Limited use of information

In addition to oversight and an annual report by the Intelligence Community Inspector General, the revised bill would clamp down on the government’s use of any information it gets from private companies under the program. Last year’s bill, for example, would have let prosecutors use that shared information in child pornography investigations or matters relating more broadly to “national security” investigations. This year’s edition says agencies can only use the information they get from the private sector for “cybersecurity purposes.”

Nonetheless, the new bill drew criticism from at least one civil liberties group. The Constitution Project issued a statement saying it could still be used to authorize domestic spying and hand over personal information to government agencies.

“The safeguards for privacy rights and civil liberties contained in this cybersecurity bill are woefully inadequate,” said Sharon Bradford Franklin, the organization’s senior policy counsel. “While the goal of protecting our nation’s networks from cyber attacks is a laudable one, Congress must also address the very real threat this legislation poses to Americans’ privacy rights and civil liberties.”

Ruppersberger claimed he and Rogers have done all they can to solve the concerns of civil liberties watchdogs.

“We reached out, and it seemed that there was nothing we could do to change their views,” he said. “There’s just an opinion out there that the intelligence community is listening in on everybody, and believe me, they aren’t.
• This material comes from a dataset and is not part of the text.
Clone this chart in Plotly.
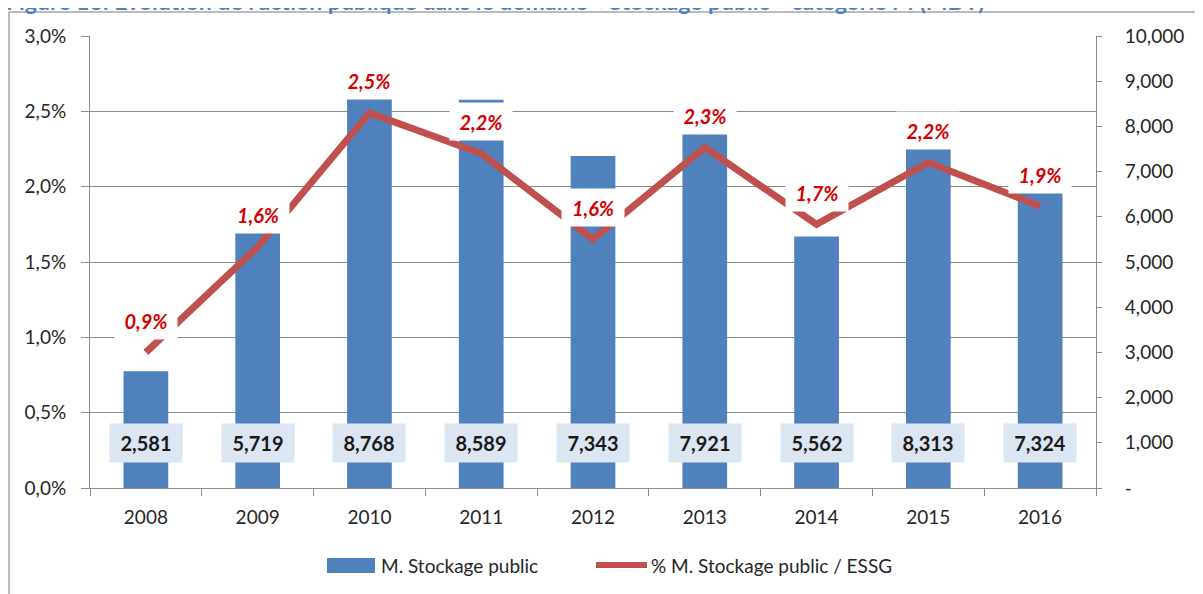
import plotly.graph_objects as go

years = ["2008", "2009", "2010", "2011", "2012", "2013", "2014", "2015", "2016"]
stockage = [2581, 5719, 8768, 8589, 7343, 7921, 5562, 8313, 7324]
pct = [0.90, 1.60, 2.49, 2.22, 1.65, 2.26, 1.75, 2.16, 1.87]
pct_labels = ["0,9%", "1,6%", "2,5%", "2,2%", "1,6%", "2,3%", "1,7%", "2,2%", "1,9%"]
left_ticks = [0, 0.5, 1.0, 1.5, 2.0, 2.5, 3.0]
left_text = ["0,0%", "0,5%", "1,0%", "1,5%", "2,0%", "2,5%", "3,0%"]
right_ticks = [0, 1000, 2000, 3000, 4000, 5000, 6000, 7000, 8000, 9000, 10000]
right_text = ["-", "1,000", "2,000", "3,000", "4,000", "5,000", "6,000", "7,000", "8,000", "9,000", "10,000"]
bar_name = "M. Stockage public"
line_name = "% M. Stockage public / ESSG"
title = "Figure 13: Évolution de l'action publique dans le domaine « Stockage public » catégorie M (MDT)"

FONT = "Lato"
BLUE = "#4f81bd"
RED = "#c0504d"
GRID = "#8c8c8c"
TXT = "#262626"

# screen layout helpers (page body offsets the figure by 8px)
PL, PT, PW, PH = 90, 36, 1006, 452


def px(sx):
    return (sx - PL) / PW


def py(sy):
    return (PT + PH - sy) / PH


fig = go.Figure()
fig.add_trace(go.Bar(
    x=years, y=stockage, name=bar_name, marker=dict(color=BLUE, line=dict(width=0)),
    width=0.4, yaxis="y", showlegend=False,
))
fig.add_trace(go.Scatter(
    x=years, y=pct, name=line_name, mode="lines",
    line=dict(color=RED, width=7), yaxis="y2", showlegend=False,
))

annotations = []
for i, (v, lab) in enumerate(zip(pct, pct_labels)):
    annotations.append(dict(
        x=i, y=v, xref="x", yref="y2", text="<b><i>" + lab + "</i></b>", showarrow=False,
        yshift=32, bgcolor="white", width=60, height=35,
        font=dict(family=FONT, size=20, color="#d40000"),
    ))
for i, v in enumerate(stockage):
    annotations.append(dict(
        x=i, y=py(463), xref="x", yref="paper", text="<b>" + f"{v:,}" + "</b>", showarrow=False,
        bgcolor="#dce6f2", width=70, height=36,
        font=dict(family=FONT, size=20, color="#1a1a1a"),
    ))
annotations.append(dict(
    x=px(4), y=py(1.5), xref="paper", yref="paper", xanchor="left", yanchor="middle",
    text="<b>" + title + "</b>",
    showarrow=False, font=dict(family=FONT, size=23, color=BLUE),
))
# legend texts
annotations.append(dict(x=px(379), y=py(565), xref="paper", yref="paper", xanchor="left", yanchor="middle",
                        text=bar_name, showarrow=False, font=dict(family=FONT, size=19, color=TXT)))
annotations.append(dict(x=px(649), y=py(565), xref="paper", yref="paper", xanchor="left", yanchor="middle",
                        text=line_name, showarrow=False, font=dict(family=FONT, size=19, color=TXT)))

shapes = [
    dict(type="rect", xref="paper", yref="paper", x0=px(9), x1=px(1200), y0=py(620), y1=py(12),
         line=dict(color="#a6a6a6", width=1.5), fillcolor="rgba(0,0,0,0)", layer="below"),
    dict(type="rect", xref="paper", yref="paper", x0=px(327), x1=px(375), y0=py(573), y1=py(558),
         line=dict(width=0), fillcolor=BLUE),
    dict(type="line", xref="paper", yref="paper", x0=px(596), x1=px(647), y0=py(565), y1=py(565),
         line=dict(color=RED, width=6)),
]

fig.update_layout(
    width=1203, height=594,
    margin=dict(l=PL - 8, r=1203 - (PL - 8) - PW, t=PT - 8, b=594 - (PT - 8) - PH),
    paper_bgcolor="white", plot_bgcolor="white",
    font=dict(family=FONT, size=19, color=TXT),
    showlegend=False,
    xaxis=dict(type="category", range=[-0.5, 8.5], showgrid=False, showline=True, linecolor=GRID, linewidth=1,
               ticks="outside", tickson="boundaries", ticklen=7, tickcolor=GRID,
               tickfont=dict(size=19, color=TXT), ticklabelstandoff=12),
    yaxis=dict(side="right", range=[0, 10000], tickvals=right_ticks, ticktext=right_text,
               showgrid=False, showline=True, linecolor=GRID, linewidth=1,
               ticks="outside", ticklen=5, tickcolor=GRID, zeroline=False,
               tickfont=dict(size=19, color=TXT), ticklabelstandoff=19),
    yaxis2=dict(side="left", overlaying="y", range=[0, 3.0], tickvals=left_ticks, ticktext=left_text,
                showgrid=True, gridcolor=GRID, gridwidth=1, showline=True, linecolor=GRID, linewidth=1,
                ticks="outside", ticklen=8, tickcolor=GRID, zeroline=False,
                tickfont=dict(size=19, color=TXT), ticklabelstandoff=11),
    annotations=annotations,
    shapes=shapes,
)

fig.write_html("out.html")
It’s against the law for these agencies to spy on an American citizen unless we have an order from the [Foreign Intelligence Surveillance Court]. They go to jail if they don’t comply with that. We’ve bent over backwards to make sure we’re not invading anybody’s privacy, but the threats are so serious that we have to deal with them.”

Threat level is high

The threats, according to Rogers and Ruppersberger, are two-fold: intellectual property theft and the possibility of destructive cyber attacks on U.S.-based IT systems.

To the first point, Ruppersberger cited the National Security Agency’s estimate that foreign actors stole $300 billion worth of trade secrets from U.S. companies in 2012.

On the second, Rogers worries about an attack that could cause actual destruction of computing systems, similar to last year’s cyber assault on the Saudi state-owned oil company, Aramco.

“Some have argued that had the system used for that attack got a little farther out than it did before it was caught, it could have come back to impact parts of the United States, including some telecommunications companies. Some of that is still classified, but it was caught within days, not weeks, and think about how much damage that was,” he said.

“The world’s changed. We can admire this problem. We can talk about this problem. We can say we have differences of opinion on how we want to approach it, but the day has come when this kind of attack has reached the shores of the United States, and we’d better be ready for it. If not, we’re going to be picking up the pieces of what happens after an attack and I don’t think you want to see what Congress does then. We don’t do anything well after a significant emotional event.”